LI>So I visited Sandy's booths at the Antique Trove in San Carlos, CA today,
LI>and she has an Eb contrabass sarusaphone for sale. I will be going back
LI>this coming weekend with details. I did not get a good look at it because
LI>it was closing time. Will post more details as I get them.

My band director talked to Sandy about the sarrusophone last week. It's a Buffet going for over $5000 if I remember correctly. I think a bit of pink rot was discussed, but I may be confused by a discussion of a UMI Flugabone she had with a bit of pink rot, due to a higher zinc content being used in UMI horns since they bought the Conn & King names. Didn't someone already post on this horn?



Date: Tue, 24 Mar 1998 8:38:27 +0000
From: Francis.Firth
Subject: Subkontrafagott

I'm sorry if this is a little late

I tried posting it to the list at least a week ago without success, not realising that the address for posting to the list had changed slightly

Francis Firth

Dear Nick,

I'm sorry to disappoint you but the subcontrabassoon is a myth based on a misprint and a misunderstanding of written symbols of instrumental pitch range

The articles by Eppelsheim cited at the end of the following are generally regarded as definitive and also explain about Cerveny who was an East European instrument manufacturer

Basically Cerveny's contrabassoon (made of metal and akin in some ways to the sarrusophone) descended to the low D' of the contrabassoon range and the subcontrabass to the A'' below that (the one which is now the bottom note on the standard contrabassoon and is also the bottom note of the normal piano)

Please read the summary below:


This instrument, made by Cerveny and exhibited in 1867, has achieved something of a legendary status as the lowest wind instrument ever made, supposedly descending the Bb an octave below the bottom range of the piano. However, Jurgen Eppelsheim, in a lengthy article comparing various metal subbasoons/contrabassoons, has demonstrated that this was a mistake in nomenclature and that, rather than being 32 foot long, the instrument descends to the Bb or A in the 32' register - that is, the range from 32' low C up to 16 foot C and was pitched a fourth below his earlier Reed Contrabass.
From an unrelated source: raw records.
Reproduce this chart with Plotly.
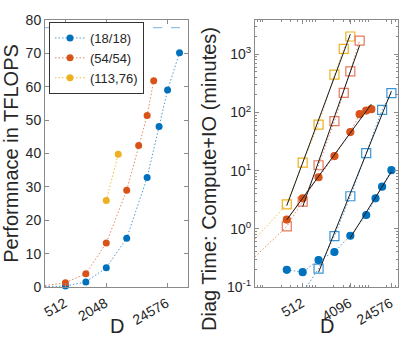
import numpy as np
import plotly.graph_objects as go
from plotly.subplots import make_subplots

# ---------------- data: left panel (performance) ----------------
D_blue = [256, 512, 1024, 2048, 4096, 8192, 12288, 16384, 24576]
P_blue = [0.1, 0.3, 1.5, 5.8, 14.6, 32.8, 48.1, 59.0, 70.2]
D_orange = [256, 512, 1024, 2048, 4096, 6144, 8192, 10240]
P_orange = [0.4, 1.3, 4.0, 13.2, 29.0, 42.4, 51.4, 61.8]
D_yellow = [2048, 3072]
P_yellow = [25.9, 39.8]
PEAK_TFLOPS = 77.7
series_names = ["(18/18)", "(54/54)", "(113,76)"]
left_xtick_vals = [512, 2048, 16384]
left_xtick_text = ["512", "2048", "24576"]
left_ytick_vals = [0, 10, 20, 30, 40, 50, 60, 70, 80]

# ---------------- data: right panel (diag time, minutes) ----------------
D_y_sq = [64, 256, 512, 1024, 2048, 3072, 4096]
T_y_sq = [0.67, 2.64, 13.7, 62, 447, 1240, 2023]
D_o_sq = [64, 256, 512, 1024, 2048, 3072, 4096, 6144]
T_o_sq = [0.33, 1.1, 2.94, 12.4, 70.8, 218, 510, 1726]
D_o_ci = [256, 512, 1024, 2048, 4096, 6144, 8192, 10240]
T_o_ci = [1.44, 3.35, 7.7, 17.8, 46, 93.5, 108, 114]
D_b_sq = [512, 1024, 2048, 4096, 8192, 16384, 24576]
T_b_sq = [0.08, 0.207, 0.75, 3.63, 20, 111, 215]
D_b_ci = [256, 512, 1024, 2048, 4096, 8192, 12288, 16384, 24576]
T_b_ci = [0.197, 0.18, 0.29, 0.40, 0.76, 1.73, 3.35, 5.3, 10.2]
# fit ranges (D min, D max) for the black power-law fit lines
fit_y_sq = (256, 4096)
fit_o_sq = (512, 6144)
fit_o_ci = (256, 10240)
fit_b_sq = (1024, 24576)
fit_b_ci = (4096, 24576)
right_xtick_vals = [512, 4096, 24576]
right_xtick_text = ["512", "4096", "24576"]
right_ytick_vals = [0.1, 1, 10, 100, 1000]
right_ytick_text = ["10<sup>-1</sup>", "10<sup>0</sup>", "10<sup>1</sup>",
                    "10<sup>2</sup>", "10<sup>3</sup>"]

BLUE = "#0072BD"
ORANGE = "#D95319"
YELLOW = "#EDB120"
BLUE_L = "rgba(0,114,189,0.7)"
ORANGE_L = "rgba(217,83,25,0.7)"
YELLOW_L = "rgba(237,177,32,0.85)"
AX = "#8a8a8a"
TXT = "#262626"
FONT = "Liberation Sans"
DOT = "1.5px,2px"

W, H = 399, 347
ML, MR, MT, MB = 45, 1, 20, 60
pw = W - ML - MR
ph = H - MT - MB

def px_x(p):
    return (p - ML) / pw

def px_y(p):
    return (H - MB - p) / ph

fig = make_subplots(rows=1, cols=2, horizontal_spacing=0.19)

# ---- left panel ----
for D, P, c, cl, name in [(D_blue, P_blue, BLUE, BLUE_L, series_names[0]),
                          (D_orange, P_orange, ORANGE, ORANGE_L, series_names[1]),
                          (D_yellow, P_yellow, YELLOW, YELLOW_L, series_names[2])]:
    fig.add_trace(go.Scatter(x=D, y=P, mode="lines+markers", name=name,
                             line=dict(color=cl, width=1, dash=DOT),
                             marker=dict(color=c, size=7, symbol="circle"),
                             cliponaxis=False), row=1, col=1)

fig.add_shape(type="line", xref="x domain", x0=0, x1=1, yref="y",
              y0=PEAK_TFLOPS, y1=PEAK_TFLOPS,
              line=dict(color="#7fb2de", width=1, dash="dash"), layer="below")

# ---- right panel ----
def dotted(D, T, c, cl, symbol, clip=False):
    filled = symbol == "circle"
    fig.add_trace(go.Scatter(
        x=D, y=T, mode="lines+markers", showlegend=False,
        line=dict(color=cl, width=1, dash=DOT),
        marker=dict(symbol=symbol if filled else "square-open",
                    size=7 if filled else 9, color=c,
                    line=dict(color=c, width=1.2)),
        cliponaxis=clip), row=1, col=2)

def fitline(D, T, rng):
    D = np.array(D, float)
    T = np.array(T, float)
    m = (D >= rng[0]) & (D <= rng[1])
    k, b = np.polyfit(np.log10(D[m]), np.log10(T[m]), 1)
    xs = np.array([rng[0], rng[1]], float)
    ys = 10 ** (k * np.log10(xs) + b)
    fig.add_trace(go.Scatter(x=xs, y=ys, mode="lines", showlegend=False,
                             line=dict(color="#1a1a1a", width=1)), row=1, col=2)

dotted(D_y_sq, T_y_sq, YELLOW, YELLOW_L, "square")
dotted(D_o_sq, T_o_sq, "#E8785A", ORANGE_L, "square")
dotted(D_o_ci, T_o_ci, ORANGE, ORANGE_L, "circle")
dotted(D_b_sq, T_b_sq, "#3a95d6", BLUE_L, "square", clip=True)
dotted(D_b_ci, T_b_ci, BLUE, BLUE_L, "circle")

fitline(D_y_sq, T_y_sq, fit_y_sq)
fitline(D_o_sq, T_o_sq, fit_o_sq)
fitline(D_o_ci, T_o_ci, fit_o_ci)
fitline(D_b_sq, T_b_sq, fit_b_sq)
fitline(D_b_ci, T_b_ci, fit_b_ci)

axis_common = dict(showline=True, linecolor=AX, linewidth=1, mirror="ticks",
                   ticks="inside", tickcolor=AX, showgrid=False, zeroline=False,
                   automargin=False,
                   tickfont=dict(family=FONT, size=14, color=TXT))
title_font = dict(family=FONT, size=20, color=TXT)

fig.update_xaxes(type="log", range=[np.log10(256), np.log10(32768)],
                 tickmode="array", tickvals=left_xtick_vals,
                 ticktext=left_xtick_text, tickangle=-30, ticklen=4,
                 ticklabelshift=-1, ticklabelstandoff=2,
                 **axis_common, row=1, col=1)
fig.update_yaxes(range=[0, 80], tickmode="array", tickvals=left_ytick_vals,
                 ticklen=4,
                 title=dict(text="Performnace in TFLOPS", font=title_font,
                            standoff=8),
                 **axis_common, row=1, col=1)

minor_x = [m * 10 ** e for e in range(1, 5) for m in range(2, 10)]
minor_y = [m * 10 ** e for e in range(-1, 4) for m in range(2, 10)]
fig.update_xaxes(type="log", range=[np.log10(64), np.log10(32768)],
                 tickmode="array", tickvals=right_xtick_vals,
                 ticktext=right_xtick_text, tickangle=-30, ticklen=4,
                 ticklabelshift=-1, ticklabelstandoff=2,
                 minor=dict(tickmode="array", tickvals=minor_x, ticks="inside",
                            ticklen=2, tickcolor=AX),
                 **axis_common, row=1, col=2)
fig.update_yaxes(type="log", range=[-1, 3.59], tickmode="array",
                 tickvals=right_ytick_vals, ticktext=right_ytick_text, ticklen=4,
                 minor=dict(tickmode="array", tickvals=minor_y, ticks="inside",
                            ticklen=2, tickcolor=AX),
                 **axis_common, row=1, col=2)

# axis titles placed as in the reference
fig.add_annotation(text="Diag Time: Compute+IO (minutes)", textangle=-90,
                   xref="paper", yref="paper", x=px_x(209), y=px_y(179),
                   xanchor="center", yanchor="middle", showarrow=False,
                   font=title_font)
for xc in (116.5, 326.5):
    fig.add_annotation(text="D", xref="paper", yref="paper",
                       x=px_x(xc), y=px_y(326), xanchor="center",
                       yanchor="middle", showarrow=False, font=title_font)

fig.update_layout(
    width=W, height=H,
    margin=dict(l=ML, r=MR, t=MT, b=MB),
    paper_bgcolor="white", plot_bgcolor="white",
    font=dict(family=FONT, size=14, color=TXT),
    showlegend=True,
    legend=dict(x=px_x(49), y=px_y(22), xanchor="left", yanchor="top",
                bgcolor="white", bordercolor="#333333", borderwidth=1,
                font=dict(family=FONT, size=13, color=TXT),
                tracegroupgap=0, itemwidth=30),
)
fig.update_xaxes(domain=[0.0, px_x(188)], row=1, col=1)
fig.update_xaxes(domain=[px_x(255), 1.0], row=1, col=2)

fig.write_html("out.html", config={"displayModeBar": False},
               post_script="document.body.style.margin='0px';"
                           "document.body.style.overflow='hidden';")
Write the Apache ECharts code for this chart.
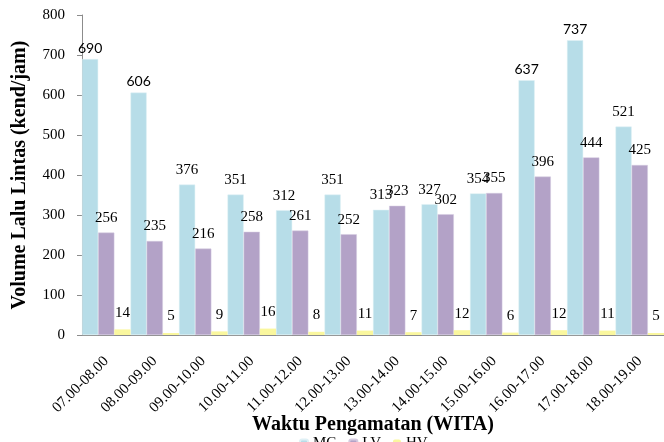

This would still have made it one of the lowest-pitched wind instruments together with the Contrabass sarrusophone in Bb which descended a semitone lower to Ab (written Bb). There appear to be no surviving copies of this instrument although Cerveny's 1876 catalogue shows it to have been originally a lower-pitched Tritonicon which had evolved by 1889 into an instrument with two octave keys, 2 keys for the right little finger, 3 keys for the left little finger and two keys for each thumb.  No scores known to the writer specify the Subkontrafagott although usage of the time would probably have specified a contrabassoon part which would have been played on whatever instrument was to hand and effective, such as the Contrabass Sarrusophone in C also used for this purpose.